SCABs

Ian’s class on Colour

Ian’s class on colour reminded me how my nursery used colour as punishment. 

Back in 2000, I was a three old living in Austria. Two older sisters, two parents, two guinea pigs, one Italian nursery. 

The Asilo Italiano a Vienna (Italian Nursery in Vienna), was, even by today’s standards, what you could describe as a progressive place for infants and children. It was a small school run by Monstessori-type colleagues who wore baggy, floral-patterned trousers, before Marc had even made them iconic.  We’d sit in a circle listening to Paolo, one of our teachers with shoulder-length hair, play Imagine on the guitar, we would eat home-cooked veggie-heavy meals, we’d learn interpretive dance. When we went out to parks, the teachers would encourage us little ones to defecate on the grass when we needed to go, so that we could fertilise the earth. 

Yet, in the midst of this hippie-goodness, the Asilo was sadly, a complete contradiction. Yes, everyone danced in a circle happily, when everyone was behaved; however, step out of line and the young teachers had devised a punishment as nuanced as it was cruel – a subtle but sharp whip for your sense of self. It’s important at this point in my story to point out that all the boys were given a baby-blue apron and I was, like all the other girls, given a pale pink one. When you misbehaved, you would be forced to wear the opposite-colour apron for the rest of the day and witness how your identity – how you and others perceive you – would be turned on its head. In particular, I will never forget one of my classmates, Laura la Birichina (Laura the Mischevious) who would regularly wear a blue apron. Needless to say, we would all, myself included, gang up on her. She was like those ants without antennae who get devoured by their friends and family – ‘Steve, mate, please don’t eat me, it’s me, Louis!’. Shut up Louis you freak – why aren’t you like the rest of us? 

I wore the blue apron once and I will never forget it. The teacher tapped me on my shoulder and brought me into a little room to change. When I stepped out, the everyone was dead silent and all my were classmates staring at me with contempt and pleasure – nothing like seeing one of your own go down.   

Needless to say, this act of pure sadism could not have been possible without social prescriptions on colour. Pink is for girls. Blue is for boys, it just seems so inevitable. As Ian pointed out, colour is emotion, state, action. Colour dictates, almost instantly, a visceral reaction. What can that teach us about branding and advertising? Essentially almost everything.
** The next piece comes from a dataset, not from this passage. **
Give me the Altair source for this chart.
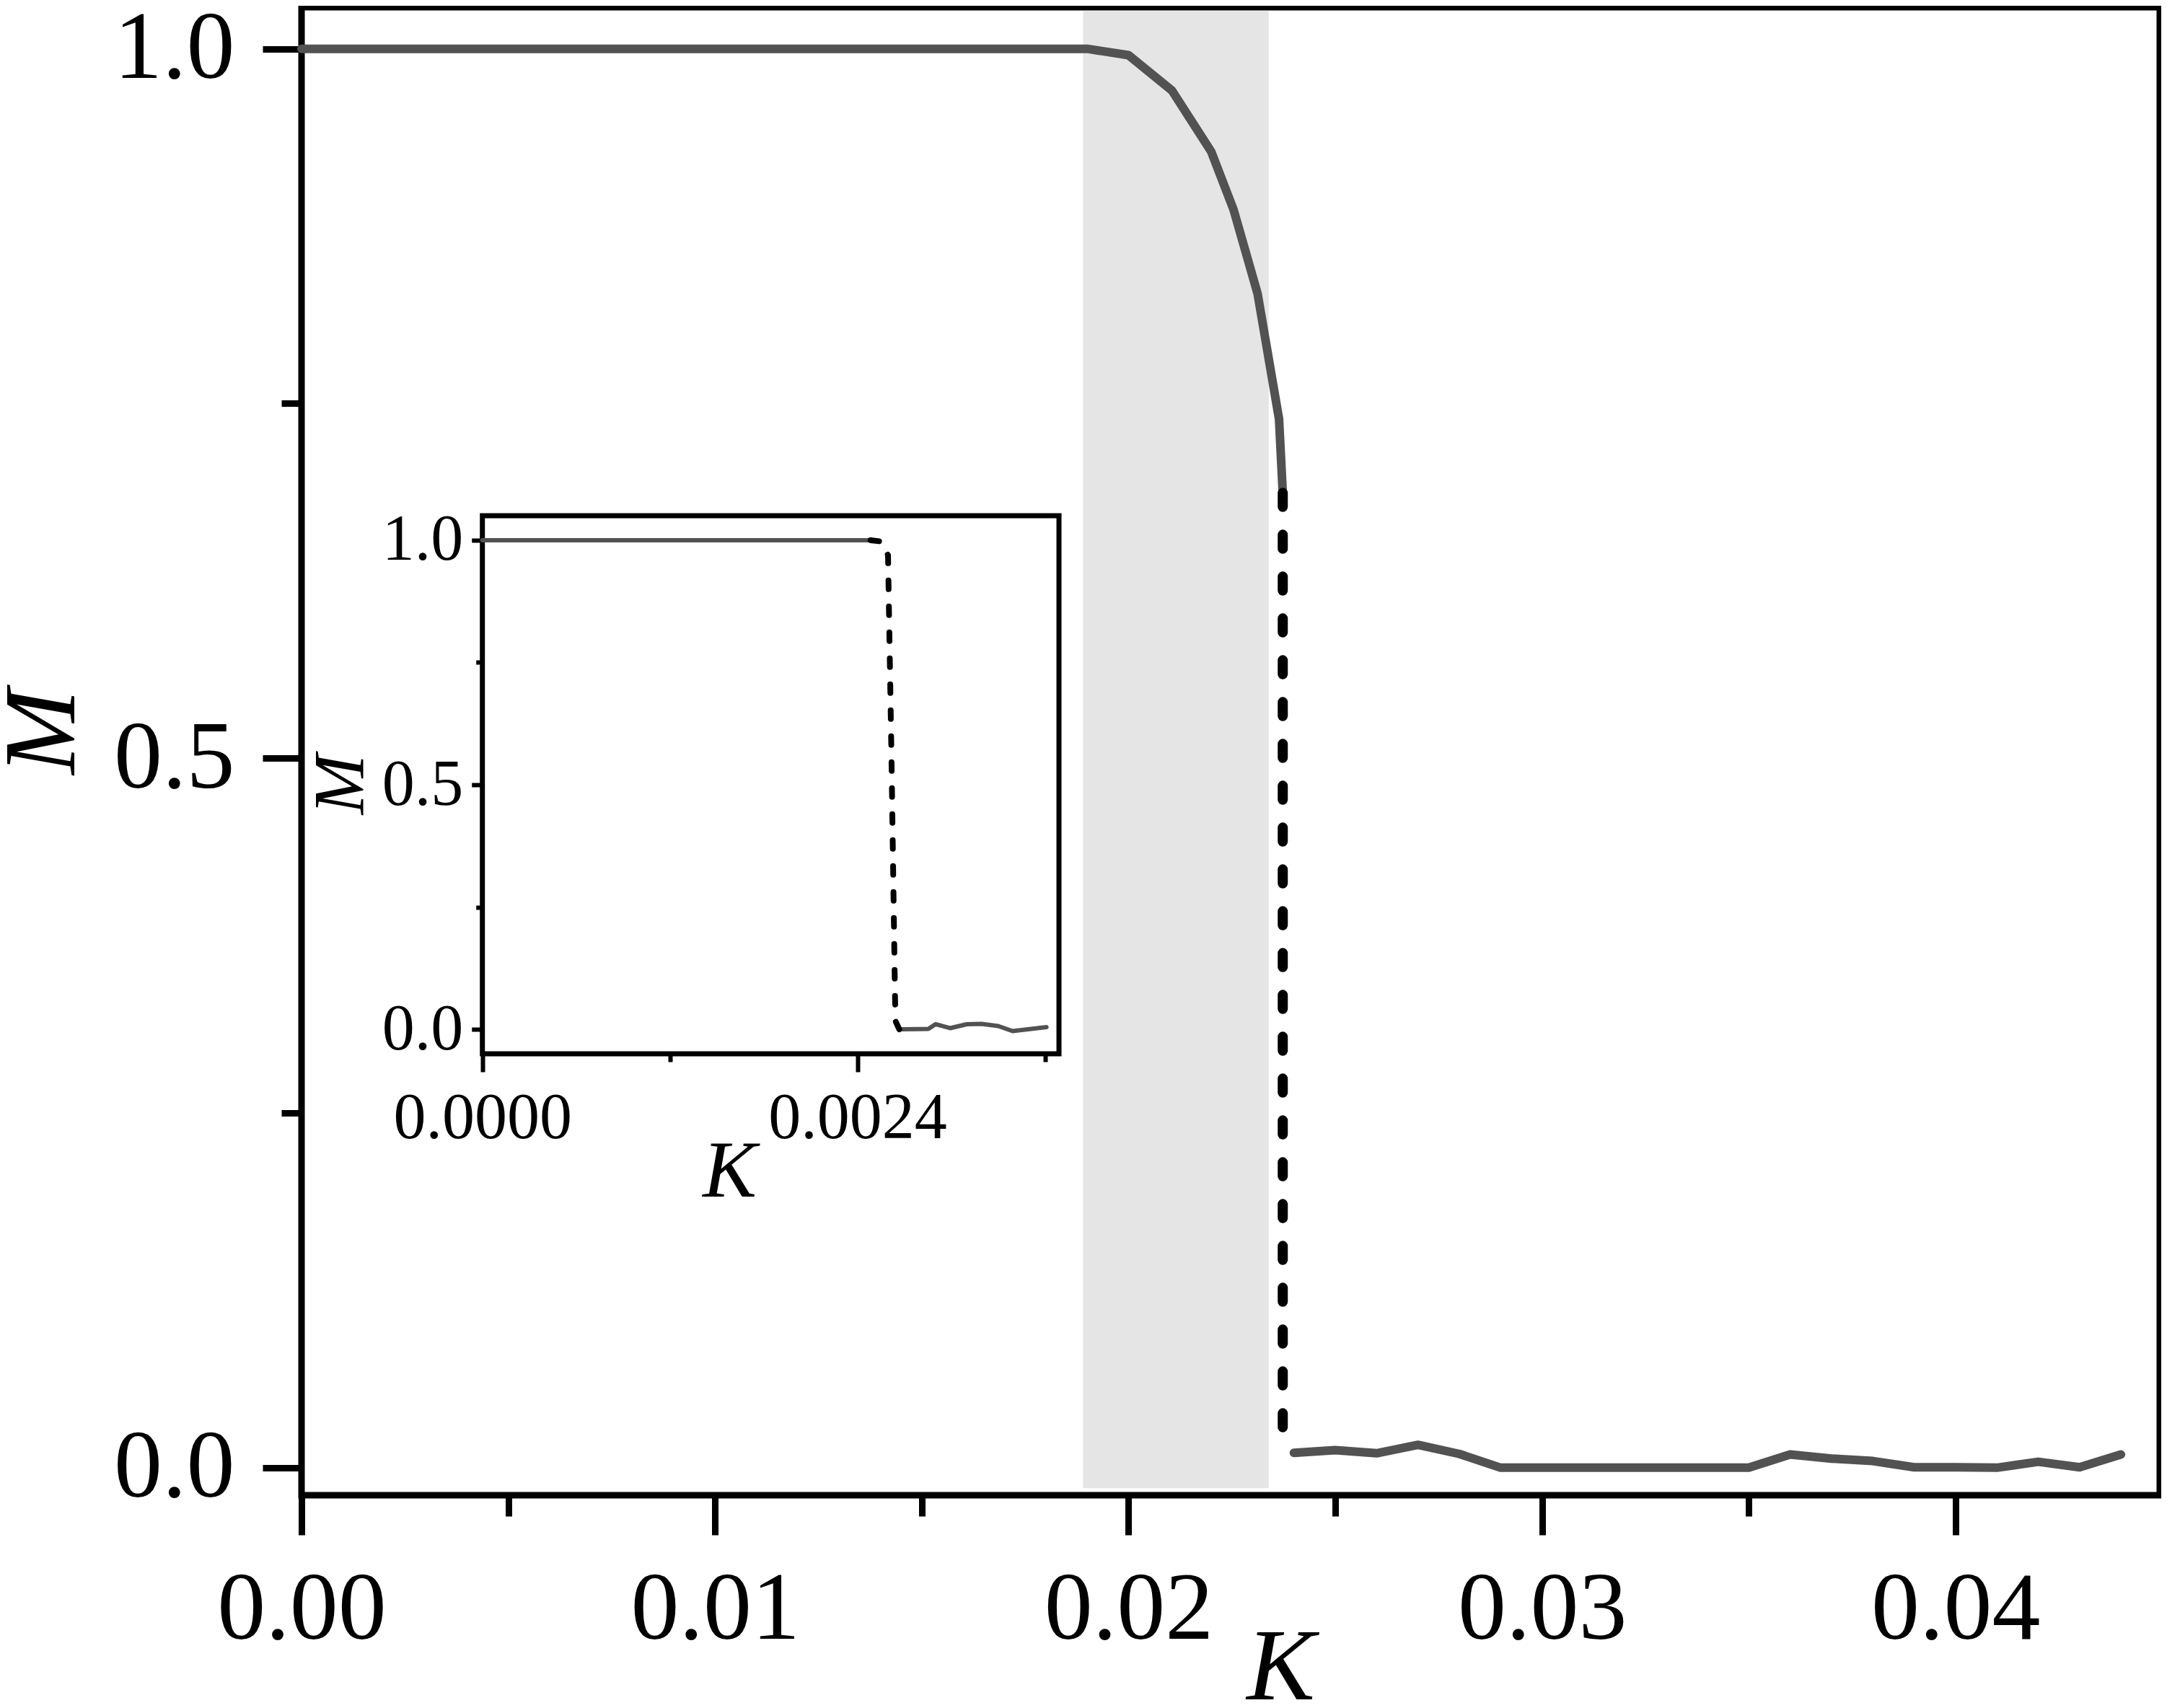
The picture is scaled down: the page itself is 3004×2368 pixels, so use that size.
import altair as alt
import pandas as pd

# ---------------- main panel data ----------------
K_upper = [0.0, 0.0190, 0.0200, 0.02105, 0.0220, 0.02254, 0.02312, 0.02364, 0.02373]
M_upper = [1.0, 1.0, 0.9955, 0.9706, 0.9275, 0.8866, 0.8276, 0.7391, 0.687]

K_lower = [0.024, 0.025, 0.026, 0.027, 0.028, 0.029, 0.030, 0.031, 0.032, 0.033, 0.034,
           0.035, 0.036, 0.037, 0.038, 0.039, 0.040, 0.041, 0.042, 0.043, 0.044]
M_lower = [0.0105, 0.0124, 0.0102, 0.0161, 0.0097, 0.0, 0.0, 0.0, 0.0, 0.0, 0.0,
           0.0, 0.0093, 0.0064, 0.0047, 0.0003, 0.0003, 0.0, 0.0042, 0.0003, 0.0093]

K_jump = [0.02373, 0.02373]
M_jump = [0.687, 0.0105]

shade_K = [0.0189, 0.02339]
shade_M = [-0.0145, 1.0265]

main_x_ticks = [0.0, 0.005, 0.01, 0.015, 0.02, 0.025, 0.03, 0.035, 0.04]
main_y_ticks = [0.0, 0.25, 0.5, 0.75, 1.0]

# ---------------- inset data ----------------
K_in_upper = [0.0, 0.002484]
M_in_upper = [1.0, 1.0]
K_in_jump = [0.002484, 0.00256, 0.002596, 0.002618, 0.002641, 0.002645, 0.002668]
M_in_jump = [1.0, 0.997, 0.969, 0.558, 0.060, 0.016, 0.0]
K_in_lower = [0.002685, 0.002854, 0.0029, 0.002993, 0.0031, 0.003193, 0.003301, 0.003393, 0.00361]
M_in_lower = [0.0, 0.001, 0.0105, 0.0024, 0.0105, 0.0112, 0.0068, -0.0035, 0.0046]
inset_K_lim = [0.0, 0.00369]
inset_M_lim = [-0.05, 1.05]
inset_x_ticks = [0.0, 0.0012, 0.0024, 0.0036]
inset_y_ticks = [0.0, 0.25, 0.5, 0.75, 1.0]

FONT = "Liberation Serif"
GRAY = "#525252"

# ---------------- tables ----------------
def seg_table(parts):
    rows = []
    for name, ks, ms in parts:
        for i, (k, m) in enumerate(zip(ks, ms)):
            rows.append({"K": k, "M": m, "seg": name, "i": i})
    return pd.DataFrame(rows)

main_solid = seg_table([("up", K_upper, M_upper), ("low", K_lower, M_lower)])
main_dash = seg_table([("jump", K_jump, M_jump)])
shade_df = pd.DataFrame({"K0": [shade_K[0]], "K1": [shade_K[1]],
                         "M0": [shade_M[0]], "M1": [shade_M[1]]})

inset_solid = seg_table([("up", K_in_upper, M_in_upper), ("low", K_in_lower, M_in_lower)])
inset_dash = seg_table([("jump", K_in_jump, M_in_jump)])
inset_frame = pd.DataFrame({"K0": [inset_K_lim[0]], "K1": [inset_K_lim[1]],
                            "M0": [inset_M_lim[0]], "M1": [inset_M_lim[1]]})

# ---------------- main scales / axes ----------------
mx_scale = alt.Scale(domain=[0.0, 0.04494], nice=False, zero=False)
my_scale = alt.Scale(domain=[-0.0194, 1.0293], nice=False, zero=False)

common_axis = dict(domain=False, grid=False, tickColor="black", labelColor="black",
                   labelFont=FONT, titleFont=FONT, titleFontStyle="italic",
                   titleFontWeight="normal", titleColor="black", labelFlush=False,
                   labelOverlap=False, labelLimit=2000, titleLimit=2000,
                   titleAlign="center", titleBaseline="alphabetic")

mx_axis = alt.Axis(orient="bottom", title="K", values=main_x_ticks,
                   labelExpr="round(datum.value*200) % 2 == 0 ? format(datum.value, '.2f') : ''",
                   tickSize={"expr": "round(datum.value*200) % 2 == 0 ? 55 : 29"},
                   tickWidth=9, labelFontSize=134, labelPadding=37,
                   titleFontSize=142, titleX=1357, titleY=282, titleAngle=0, **common_axis)
my_axis = alt.Axis(orient="left", title="M", values=main_y_ticks,
                   labelExpr="round(datum.value*4) % 2 == 0 ? format(datum.value, '.1f') : ''",
                   tickSize={"expr": "round(datum.value*4) % 2 == 0 ? 54 : 28"},
                   tickWidth=9, labelFontSize=134, labelPadding=39,
                   titleFontSize=142, titleX=-316, titleY=1004, titleAngle=270, **common_axis)

def MX(f):
    return alt.X(f, type="quantitative", scale=mx_scale, axis=mx_axis)

def MY(f):
    return alt.Y(f, type="quantitative", scale=my_scale, axis=my_axis)

shade = alt.Chart(shade_df).mark_rect(color="#e5e5e5").encode(
    x=MX("K0"), x2="K1", y=MY("M0"), y2="M1")

main_line = alt.Chart(main_solid).mark_line(
    color=GRAY, strokeWidth=12, strokeCap="round", strokeJoin="round").encode(
    x=MX("K"), y=MY("M"), detail="seg:N", order="i:Q")

main_jump = alt.Chart(main_dash).mark_line(
    color="black", strokeWidth=14, strokeCap="round", strokeDash=[19.5, 38.5]).encode(
    x=MX("K"), y=MY("M"), order="i:Q")

main_layer = alt.layer(shade, main_line, main_jump)

# ---------------- inset scales / axes ----------------
ix_scale = alt.Scale(domain=inset_K_lim, range=[250.7, 1050], nice=False, zero=False)
iy_scale = alt.Scale(domain=inset_M_lim, range=[1451, 705], nice=False, zero=False)

ix_axis = alt.Axis(orient="bottom", offset=-613, title="K", values=inset_x_ticks,
                   labelExpr="round(datum.value/0.0012) % 2 == 0 ? format(datum.value, '.4f') : ''",
                   tickSize={"expr": "round(datum.value/0.0012) % 2 == 0 ? 26 : 12"},
                   tickWidth=6, labelFontSize=90, labelPadding=20,
                   titleFontSize=112, titleX=593, titleY=198, titleAngle=0, **common_axis)
iy_axis = alt.Axis(orient="left", offset=-250.7, title="M", values=inset_y_ticks,
                   labelExpr="round(datum.value*4) % 2 == 0 ? format(datum.value, '.1f') : ''",
                   tickSize={"expr": "round(datum.value*4) % 2 == 0 ? 15 : 9"},
                   tickWidth=6, labelFontSize=90, labelPadding=12,
                   titleFontSize=100, titleX=-166, titleY=1077, titleAngle=270, **common_axis)

def IX(f):
    return alt.X(f, type="quantitative", scale=ix_scale, axis=ix_axis)

def IY(f):
    return alt.Y(f, type="quantitative", scale=iy_scale, axis=iy_axis)

inset_box = alt.Chart(inset_frame).mark_rect(fill="white", stroke="black", strokeWidth=7).encode(
    x=IX("K0"), x2="K1", y=IY("M0"), y2="M1")

inset_line = alt.Chart(inset_solid).mark_line(
    color=GRAY, strokeWidth=6, strokeCap="round", strokeJoin="round").encode(
    x=IX("K"), y=IY("M"), detail="seg:N", order="i:Q")

inset_jump = alt.Chart(inset_dash).mark_line(
    color="black", strokeWidth=8, strokeCap="round", strokeDash=[12, 24]).encode(
    x=IX("K"), y=IY("M"), order="i:Q")

inset_layer = alt.layer(inset_box, inset_line, inset_jump)

chart = alt.layer(main_layer, inset_layer).resolve_scale(
    x="independent", y="independent"
).properties(
    width=2576, height=2063,
    padding={"left": 410, "top": 2, "right": 2, "bottom": 287},
    autosize=alt.AutoSizeParams(type="none"),
    background="white",
).configure_view(stroke="black", strokeWidth=9, fill="white")

chart.save("out.html", embed_options={"renderer": "svg", "actions": False})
Orange is playful and cheap – think EasyJet, Sainsbury’s. Purple is regal and expensive – NatWest, The Crown. Green is clean – I can’t even begin to list all the ‘clean energy companies’ or ‘green initiatives’ that use this colour. Pink – flirty and girly – Barbie’s been everywhere these months. 

Blue? For most, a symbol of authority, masculinity, safety. For me? Just the reminder of my first (of many) social demises.